成為果實之後,還會有小時候花的記憶嗎?當時還是花朵的時候,有曾經理解過葉子默默的養育之恩嗎?那麼葉子在枯萎時飄零在根的肩膀上之前,會知道那就是一切真正的原因嗎?它們真的認同根才是一切,而因此會相信現在抓穩著的泥土都是真心默許的嗎?也許廣大的土地並不那麼在乎一顆種子的可能,也許天空的陽光也不比雨水在乎這些一連串無謂的鄉愁,但是我在乎你。
我在乎你正在讀這篇文章,並且自行理解成我沒有預期到的樣子,我在乎你有自己的故事,而裡頭沒有我演出的餘地,我在乎的其實是,我一點都不在乎你有什麼奇妙的體驗的那種與我毫無關連的狀態 這讓我經常感到短暫的沮喪。
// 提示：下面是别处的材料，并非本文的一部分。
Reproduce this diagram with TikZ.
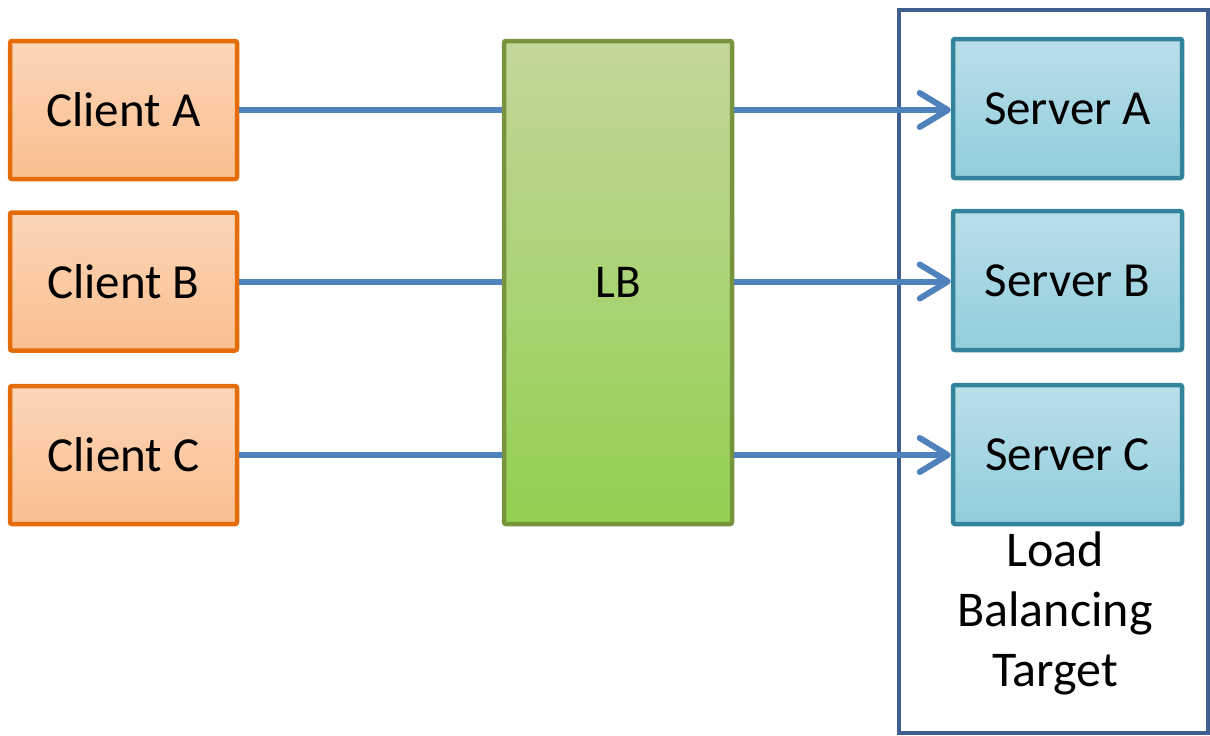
\documentclass[tikz,border=0pt]{standalone}
\usepackage{fontspec}
\setmainfont{Carlito}
\usetikzlibrary{arrows.meta}
\definecolor{orbord}{HTML}{E46C0A}
\definecolor{ortop}{HTML}{FCD6B8}
\definecolor{orbot}{HTML}{F9BE8F}
\definecolor{grbord}{HTML}{77933C}
\definecolor{grtop}{HTML}{C3D69B}
\definecolor{grbot}{HTML}{92D050}
\definecolor{svbord}{HTML}{31849B}
\definecolor{svtop}{HTML}{B9DFE9}
\definecolor{svbot}{HTML}{92CDDC}
\definecolor{linkblue}{HTML}{4F81BD}
\definecolor{outerblue}{HTML}{3F5F8F}
\tikzset{
  client/.style={draw=orbord, line width=4.5pt, top color=ortop, bottom color=orbot,
    minimum width=227pt, minimum height=138pt, rounded corners=2pt, inner sep=0pt,
    font=\fontsize{49}{60}\selectfont},
  server/.style={draw=svbord, line width=4.5pt, top color=svtop, bottom color=svbot,
    minimum width=229pt, minimum height=139pt, rounded corners=2pt, inner sep=0pt,
    font=\fontsize{49}{60}\selectfont},
  lbbox/.style={draw=grbord, line width=4.5pt, top color=grtop, bottom color=grbot,
    minimum width=228pt, minimum height=483pt, rounded corners=2pt, inner sep=0pt,
    font=\fontsize{47}{56}\selectfont},
  link/.style={draw=linkblue, line width=6pt},
  arrowlink/.style={link, -{Straight Barb[length=28pt, width=34pt, line cap=round, line join=round]}},
}
\begin{document}
\begin{tikzpicture}[x=1pt,y=-1pt]
\useasboundingbox (0,0) rectangle (1210,736);
\draw[outerblue, line width=3.5pt] (899,10) rectangle (1208,733);
\node[client] (ca) at (123.5,110) {Client A};
\node[client] (cb) at (123.5,281.5) {Client B};
\node[client] (cc) at (123.5,455) {Client C};
\node[lbbox] (lb) at (618,282.5) {LB};
\node[server] (sa) at (1067.5,108.5) {Server A};
\node[server] (sb) at (1067.5,280.5) {Server B};
\node[server] (sc) at (1067.5,454.5) {Server C};
\node[font=\fontsize{50}{60}\selectfont, align=center, inner sep=0pt] (lbt) at (1055,613) {Load\\Balancing\\Target};
\draw[link] (ca.east) -- (lb.west |- ca.east);
\draw[link] (cb.east) -- (lb.west |- cb.east);
\draw[link] (cc.east) -- (lb.west |- cc.east);
\draw[arrowlink] (lb.east |- ca.east) -- (sa.west |- ca.east);
\draw[arrowlink] (lb.east |- cb.east) -- (sb.west |- cb.east);
\draw[arrowlink] (lb.east |- cc.east) -- (sc.west |- cc.east);
\end{tikzpicture}
\end{document}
不要問我在寫些什麼,因為我跟你只是魚與熊掌的關係,除非棕熊肚子突然餓了,除非正在努力力爭上游的鮭魚突然體會了人生,而當時的烏雲忘記了在河的上游再來一次閃電。我跟你的連結只是緣份,你可能還是不知道我在說什麼,有一種地表人對地底人比較投機的說法,他們說這叫做詩,他們說這才是詩。